- [Your goal]
Write out the listing from the line with "What TikZ code" to the line with "text=textdark] (nur) at", both lines included, exactly and nothing beyond. Leave pictures out.

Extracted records
--- START ---
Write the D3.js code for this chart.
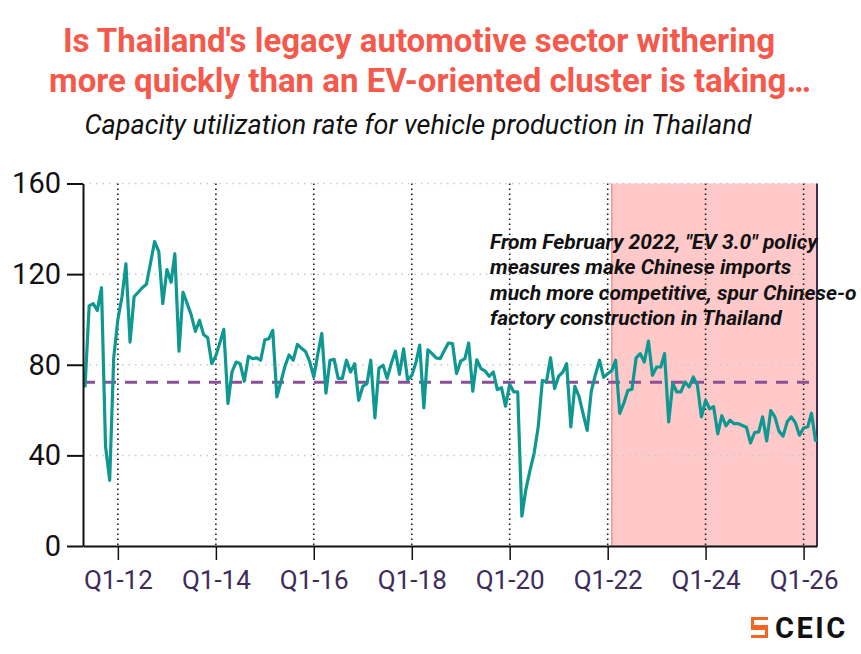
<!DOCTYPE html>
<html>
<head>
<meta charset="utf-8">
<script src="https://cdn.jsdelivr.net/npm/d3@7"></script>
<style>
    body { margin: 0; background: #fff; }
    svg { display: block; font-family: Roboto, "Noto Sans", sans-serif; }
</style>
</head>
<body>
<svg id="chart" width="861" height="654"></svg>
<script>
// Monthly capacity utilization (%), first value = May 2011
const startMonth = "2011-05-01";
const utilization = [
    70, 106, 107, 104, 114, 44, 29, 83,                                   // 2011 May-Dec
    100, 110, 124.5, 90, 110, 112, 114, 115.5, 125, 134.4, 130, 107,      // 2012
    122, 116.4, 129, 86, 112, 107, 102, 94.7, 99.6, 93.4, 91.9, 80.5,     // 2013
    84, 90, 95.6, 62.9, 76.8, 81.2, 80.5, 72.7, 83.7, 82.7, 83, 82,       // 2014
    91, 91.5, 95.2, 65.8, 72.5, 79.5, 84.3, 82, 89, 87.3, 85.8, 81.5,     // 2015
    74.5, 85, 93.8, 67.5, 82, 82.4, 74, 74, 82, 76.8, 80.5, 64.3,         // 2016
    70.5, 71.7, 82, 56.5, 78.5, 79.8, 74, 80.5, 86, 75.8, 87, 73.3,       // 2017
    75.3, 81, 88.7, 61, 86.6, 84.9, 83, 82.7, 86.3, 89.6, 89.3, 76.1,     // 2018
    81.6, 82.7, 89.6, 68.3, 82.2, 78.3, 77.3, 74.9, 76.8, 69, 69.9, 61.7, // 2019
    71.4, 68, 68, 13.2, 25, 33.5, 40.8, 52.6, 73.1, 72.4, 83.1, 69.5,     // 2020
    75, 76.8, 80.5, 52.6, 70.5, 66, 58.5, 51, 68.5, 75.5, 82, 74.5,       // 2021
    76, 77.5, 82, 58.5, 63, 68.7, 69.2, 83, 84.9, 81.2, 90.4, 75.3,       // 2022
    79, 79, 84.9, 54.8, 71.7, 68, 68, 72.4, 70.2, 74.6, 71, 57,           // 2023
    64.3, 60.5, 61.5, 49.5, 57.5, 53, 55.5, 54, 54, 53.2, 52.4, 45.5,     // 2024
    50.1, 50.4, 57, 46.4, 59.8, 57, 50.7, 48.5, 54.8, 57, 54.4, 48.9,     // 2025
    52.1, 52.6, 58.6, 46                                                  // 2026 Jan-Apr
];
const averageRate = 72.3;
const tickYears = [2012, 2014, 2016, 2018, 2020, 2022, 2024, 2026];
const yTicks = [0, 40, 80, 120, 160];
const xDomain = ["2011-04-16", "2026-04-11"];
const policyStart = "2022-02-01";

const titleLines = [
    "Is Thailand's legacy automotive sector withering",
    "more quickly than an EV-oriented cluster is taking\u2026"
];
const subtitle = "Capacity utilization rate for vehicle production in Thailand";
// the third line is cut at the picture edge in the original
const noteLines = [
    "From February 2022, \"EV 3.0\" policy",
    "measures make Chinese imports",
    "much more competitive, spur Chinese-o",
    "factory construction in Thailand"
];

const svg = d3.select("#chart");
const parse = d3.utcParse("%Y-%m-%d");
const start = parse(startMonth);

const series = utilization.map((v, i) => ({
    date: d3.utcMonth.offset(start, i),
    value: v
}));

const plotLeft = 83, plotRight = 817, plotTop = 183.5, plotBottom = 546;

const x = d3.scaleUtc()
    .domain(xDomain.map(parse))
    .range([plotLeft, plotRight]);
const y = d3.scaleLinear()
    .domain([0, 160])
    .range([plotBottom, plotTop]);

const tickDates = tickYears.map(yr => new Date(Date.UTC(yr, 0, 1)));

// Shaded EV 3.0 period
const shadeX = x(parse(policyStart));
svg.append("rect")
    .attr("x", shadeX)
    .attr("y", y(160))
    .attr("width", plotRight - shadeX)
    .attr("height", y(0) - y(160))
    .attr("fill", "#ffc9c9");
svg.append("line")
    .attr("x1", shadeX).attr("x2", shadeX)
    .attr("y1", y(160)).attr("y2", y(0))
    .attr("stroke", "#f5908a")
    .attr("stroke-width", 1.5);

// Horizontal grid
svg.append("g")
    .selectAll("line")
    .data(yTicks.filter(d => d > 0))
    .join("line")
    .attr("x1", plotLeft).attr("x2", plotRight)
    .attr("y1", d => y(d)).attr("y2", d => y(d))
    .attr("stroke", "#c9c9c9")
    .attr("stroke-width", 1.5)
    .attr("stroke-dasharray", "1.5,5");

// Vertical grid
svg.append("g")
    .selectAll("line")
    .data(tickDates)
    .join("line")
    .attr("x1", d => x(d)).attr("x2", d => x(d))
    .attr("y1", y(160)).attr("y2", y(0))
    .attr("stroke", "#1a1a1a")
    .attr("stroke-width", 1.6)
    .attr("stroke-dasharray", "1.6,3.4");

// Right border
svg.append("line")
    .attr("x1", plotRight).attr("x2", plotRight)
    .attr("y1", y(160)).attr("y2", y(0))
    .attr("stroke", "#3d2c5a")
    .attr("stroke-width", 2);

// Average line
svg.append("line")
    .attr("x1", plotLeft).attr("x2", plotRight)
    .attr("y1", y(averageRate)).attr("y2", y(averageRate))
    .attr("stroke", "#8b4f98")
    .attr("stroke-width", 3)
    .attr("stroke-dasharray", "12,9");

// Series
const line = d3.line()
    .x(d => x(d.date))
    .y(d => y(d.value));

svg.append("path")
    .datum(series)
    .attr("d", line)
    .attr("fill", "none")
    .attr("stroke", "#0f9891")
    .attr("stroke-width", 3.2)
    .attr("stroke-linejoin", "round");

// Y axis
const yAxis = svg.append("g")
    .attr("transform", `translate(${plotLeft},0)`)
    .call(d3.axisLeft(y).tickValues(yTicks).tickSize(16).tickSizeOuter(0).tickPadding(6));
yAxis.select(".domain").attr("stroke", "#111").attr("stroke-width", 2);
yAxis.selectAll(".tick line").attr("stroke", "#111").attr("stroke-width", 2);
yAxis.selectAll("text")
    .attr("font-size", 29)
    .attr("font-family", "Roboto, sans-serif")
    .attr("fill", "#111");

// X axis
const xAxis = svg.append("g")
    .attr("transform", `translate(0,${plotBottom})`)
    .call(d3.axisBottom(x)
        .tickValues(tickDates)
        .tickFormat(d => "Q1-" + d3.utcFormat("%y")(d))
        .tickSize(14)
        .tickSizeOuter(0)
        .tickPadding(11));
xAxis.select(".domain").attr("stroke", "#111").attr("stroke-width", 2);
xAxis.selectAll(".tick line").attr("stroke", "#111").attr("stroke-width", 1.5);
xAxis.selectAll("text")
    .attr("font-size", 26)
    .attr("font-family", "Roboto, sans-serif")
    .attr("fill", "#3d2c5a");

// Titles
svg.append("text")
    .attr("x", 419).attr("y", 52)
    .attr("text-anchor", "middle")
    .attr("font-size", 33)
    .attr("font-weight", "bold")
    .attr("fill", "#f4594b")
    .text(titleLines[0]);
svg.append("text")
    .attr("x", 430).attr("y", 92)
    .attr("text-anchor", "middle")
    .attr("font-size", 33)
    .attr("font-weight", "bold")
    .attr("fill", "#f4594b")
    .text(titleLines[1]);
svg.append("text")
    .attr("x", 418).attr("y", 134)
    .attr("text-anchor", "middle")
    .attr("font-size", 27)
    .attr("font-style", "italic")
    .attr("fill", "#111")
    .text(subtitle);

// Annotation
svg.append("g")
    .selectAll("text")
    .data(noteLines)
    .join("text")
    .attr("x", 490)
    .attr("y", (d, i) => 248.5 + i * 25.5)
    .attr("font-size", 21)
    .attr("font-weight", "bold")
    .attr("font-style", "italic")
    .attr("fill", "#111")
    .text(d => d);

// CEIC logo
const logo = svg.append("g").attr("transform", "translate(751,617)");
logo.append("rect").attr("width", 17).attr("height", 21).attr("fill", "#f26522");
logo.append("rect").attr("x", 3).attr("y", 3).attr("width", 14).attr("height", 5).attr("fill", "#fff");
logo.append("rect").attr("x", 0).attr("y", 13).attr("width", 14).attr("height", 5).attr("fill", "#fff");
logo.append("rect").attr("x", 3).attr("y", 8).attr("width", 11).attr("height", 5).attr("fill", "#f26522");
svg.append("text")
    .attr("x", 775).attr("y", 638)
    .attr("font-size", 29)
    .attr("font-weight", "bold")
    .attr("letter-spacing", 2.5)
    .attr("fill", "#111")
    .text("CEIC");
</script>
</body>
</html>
--- END ---
--- START ---
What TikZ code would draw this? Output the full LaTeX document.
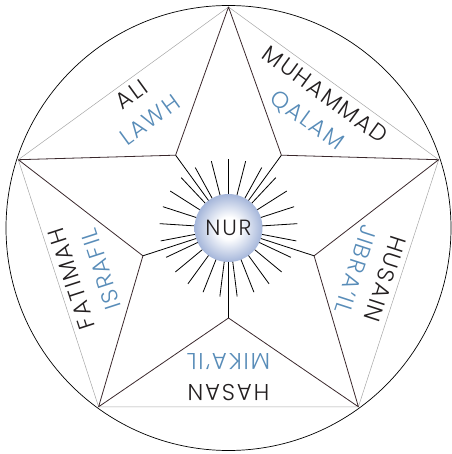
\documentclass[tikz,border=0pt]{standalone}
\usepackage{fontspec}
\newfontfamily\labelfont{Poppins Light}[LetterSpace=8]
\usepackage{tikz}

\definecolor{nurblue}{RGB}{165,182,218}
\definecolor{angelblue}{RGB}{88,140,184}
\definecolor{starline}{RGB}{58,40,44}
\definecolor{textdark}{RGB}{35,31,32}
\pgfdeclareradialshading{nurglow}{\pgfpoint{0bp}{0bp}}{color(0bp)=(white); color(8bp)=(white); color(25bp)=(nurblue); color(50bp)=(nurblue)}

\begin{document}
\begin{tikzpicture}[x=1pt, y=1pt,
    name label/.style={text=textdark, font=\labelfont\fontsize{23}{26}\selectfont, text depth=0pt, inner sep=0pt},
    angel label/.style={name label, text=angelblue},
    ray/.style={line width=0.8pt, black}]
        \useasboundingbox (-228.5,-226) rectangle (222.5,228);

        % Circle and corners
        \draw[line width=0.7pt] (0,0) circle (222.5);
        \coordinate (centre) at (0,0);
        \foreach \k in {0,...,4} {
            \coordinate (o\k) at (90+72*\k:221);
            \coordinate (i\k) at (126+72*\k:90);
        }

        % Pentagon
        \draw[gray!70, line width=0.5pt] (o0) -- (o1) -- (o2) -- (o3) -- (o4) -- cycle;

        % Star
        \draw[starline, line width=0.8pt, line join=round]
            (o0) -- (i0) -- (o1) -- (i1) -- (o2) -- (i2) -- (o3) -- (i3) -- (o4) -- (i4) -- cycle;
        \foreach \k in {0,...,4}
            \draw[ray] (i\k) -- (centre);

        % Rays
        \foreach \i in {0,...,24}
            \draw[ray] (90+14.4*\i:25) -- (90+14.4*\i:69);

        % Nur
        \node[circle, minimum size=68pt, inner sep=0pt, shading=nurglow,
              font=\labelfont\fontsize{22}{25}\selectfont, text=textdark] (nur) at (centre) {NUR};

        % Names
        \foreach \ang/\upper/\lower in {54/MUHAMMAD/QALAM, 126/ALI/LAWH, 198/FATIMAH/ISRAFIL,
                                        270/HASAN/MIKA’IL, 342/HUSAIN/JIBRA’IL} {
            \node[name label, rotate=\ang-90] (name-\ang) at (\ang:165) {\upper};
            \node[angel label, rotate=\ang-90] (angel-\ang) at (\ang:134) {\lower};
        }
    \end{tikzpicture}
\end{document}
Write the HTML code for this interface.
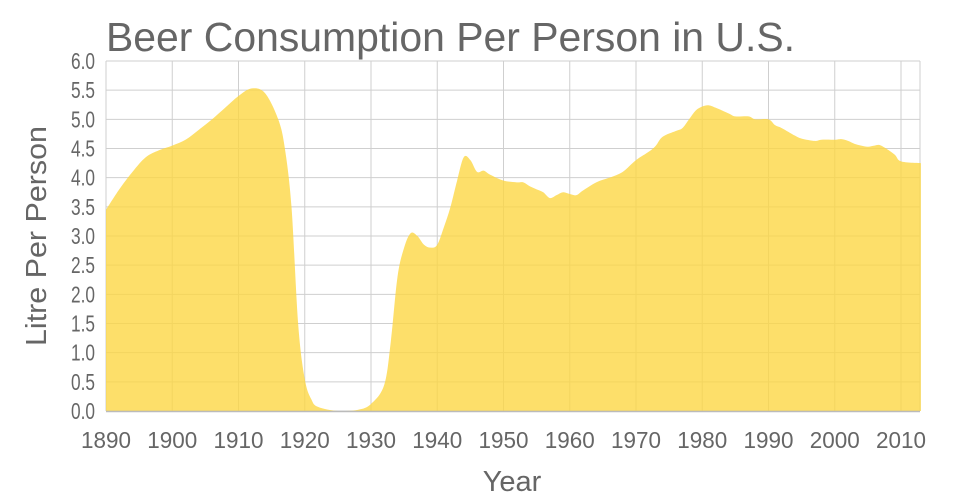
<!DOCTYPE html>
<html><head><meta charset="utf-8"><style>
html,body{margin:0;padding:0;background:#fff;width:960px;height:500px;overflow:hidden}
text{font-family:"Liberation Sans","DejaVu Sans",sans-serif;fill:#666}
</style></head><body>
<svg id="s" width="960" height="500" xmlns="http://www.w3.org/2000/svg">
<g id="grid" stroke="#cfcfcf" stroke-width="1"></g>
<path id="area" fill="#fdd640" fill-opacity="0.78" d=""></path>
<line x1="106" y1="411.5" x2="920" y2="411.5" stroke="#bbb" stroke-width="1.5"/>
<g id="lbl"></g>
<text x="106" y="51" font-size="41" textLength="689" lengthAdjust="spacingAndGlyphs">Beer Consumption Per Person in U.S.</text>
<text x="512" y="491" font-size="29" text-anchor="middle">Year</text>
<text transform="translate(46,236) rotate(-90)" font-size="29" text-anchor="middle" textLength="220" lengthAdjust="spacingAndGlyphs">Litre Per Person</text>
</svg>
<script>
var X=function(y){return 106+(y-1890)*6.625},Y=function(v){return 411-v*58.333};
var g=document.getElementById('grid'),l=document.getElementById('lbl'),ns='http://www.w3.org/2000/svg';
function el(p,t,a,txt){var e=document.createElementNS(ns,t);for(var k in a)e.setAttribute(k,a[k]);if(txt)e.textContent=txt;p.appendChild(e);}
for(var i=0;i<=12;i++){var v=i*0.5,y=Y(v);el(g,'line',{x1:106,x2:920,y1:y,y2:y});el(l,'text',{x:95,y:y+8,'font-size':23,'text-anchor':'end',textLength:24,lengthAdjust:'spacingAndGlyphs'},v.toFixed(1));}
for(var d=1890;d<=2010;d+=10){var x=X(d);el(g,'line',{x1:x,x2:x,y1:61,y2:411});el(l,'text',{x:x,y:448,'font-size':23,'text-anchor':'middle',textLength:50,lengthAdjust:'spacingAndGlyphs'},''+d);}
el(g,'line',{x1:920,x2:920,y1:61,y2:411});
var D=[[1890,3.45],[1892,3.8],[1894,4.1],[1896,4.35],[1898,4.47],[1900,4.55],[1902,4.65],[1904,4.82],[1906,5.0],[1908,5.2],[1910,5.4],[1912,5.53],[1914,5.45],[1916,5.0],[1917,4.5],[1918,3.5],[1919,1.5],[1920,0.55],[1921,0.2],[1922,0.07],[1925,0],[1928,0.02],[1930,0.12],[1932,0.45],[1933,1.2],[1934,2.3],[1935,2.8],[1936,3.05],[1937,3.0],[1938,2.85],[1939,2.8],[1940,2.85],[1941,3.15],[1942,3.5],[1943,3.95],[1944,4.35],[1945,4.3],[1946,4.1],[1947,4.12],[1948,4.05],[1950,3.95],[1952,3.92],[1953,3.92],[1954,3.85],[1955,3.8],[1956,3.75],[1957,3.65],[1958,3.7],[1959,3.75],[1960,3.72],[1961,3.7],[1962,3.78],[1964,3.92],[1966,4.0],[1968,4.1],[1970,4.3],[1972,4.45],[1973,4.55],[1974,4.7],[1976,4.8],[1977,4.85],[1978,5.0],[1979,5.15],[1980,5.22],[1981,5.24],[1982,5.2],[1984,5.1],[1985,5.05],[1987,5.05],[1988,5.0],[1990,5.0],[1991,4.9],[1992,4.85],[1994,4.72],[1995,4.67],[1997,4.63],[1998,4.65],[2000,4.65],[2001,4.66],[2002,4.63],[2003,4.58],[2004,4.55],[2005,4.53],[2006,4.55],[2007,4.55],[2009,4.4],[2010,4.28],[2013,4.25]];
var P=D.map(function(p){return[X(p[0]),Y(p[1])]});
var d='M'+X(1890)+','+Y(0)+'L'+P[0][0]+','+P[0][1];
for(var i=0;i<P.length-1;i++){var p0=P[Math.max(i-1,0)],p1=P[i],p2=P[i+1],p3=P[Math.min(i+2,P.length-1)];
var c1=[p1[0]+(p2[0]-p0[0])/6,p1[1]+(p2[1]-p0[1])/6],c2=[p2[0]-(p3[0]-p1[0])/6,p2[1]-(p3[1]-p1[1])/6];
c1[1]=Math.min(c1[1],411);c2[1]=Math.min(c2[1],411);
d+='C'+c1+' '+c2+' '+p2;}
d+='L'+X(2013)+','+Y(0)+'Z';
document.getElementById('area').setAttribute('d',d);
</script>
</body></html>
--- END ---
- [Task response]
What TikZ code would draw this? Output the full LaTeX document.
\documentclass[tikz,border=0pt]{standalone}
\usepackage{fontspec}
\newfontfamily\labelfont{Poppins Light}[LetterSpace=8]
\usepackage{tikz}

\definecolor{nurblue}{RGB}{165,182,218}
\definecolor{angelblue}{RGB}{88,140,184}
\definecolor{starline}{RGB}{58,40,44}
\definecolor{textdark}{RGB}{35,31,32}
\pgfdeclareradialshading{nurglow}{\pgfpoint{0bp}{0bp}}{color(0bp)=(white); color(8bp)=(white); color(25bp)=(nurblue); color(50bp)=(nurblue)}

\begin{document}
\begin{tikzpicture}[x=1pt, y=1pt,
    name label/.style={text=textdark, font=\labelfont\fontsize{23}{26}\selectfont, text depth=0pt, inner sep=0pt},
    angel label/.style={name label, text=angelblue},
    ray/.style={line width=0.8pt, black}]
        \useasboundingbox (-228.5,-226) rectangle (222.5,228);

        % Circle and corners
        \draw[line width=0.7pt] (0,0) circle (222.5);
        \coordinate (centre) at (0,0);
        \foreach \k in {0,...,4} {
            \coordinate (o\k) at (90+72*\k:221);
            \coordinate (i\k) at (126+72*\k:90);
        }

        % Pentagon
        \draw[gray!70, line width=0.5pt] (o0) -- (o1) -- (o2) -- (o3) -- (o4) -- cycle;

        % Star
        \draw[starline, line width=0.8pt, line join=round]
            (o0) -- (i0) -- (o1) -- (i1) -- (o2) -- (i2) -- (o3) -- (i3) -- (o4) -- (i4) -- cycle;
        \foreach \k in {0,...,4}
            \draw[ray] (i\k) -- (centre);

        % Rays
        \foreach \i in {0,...,24}
            \draw[ray] (90+14.4*\i:25) -- (90+14.4*\i:69);

        % Nur
        \node[circle, minimum size=68pt, inner sep=0pt, shading=nurglow,
              font=\labelfont\fontsize{22}{25}\selectfont, text=textdark] (nur) at (centre) {NUR};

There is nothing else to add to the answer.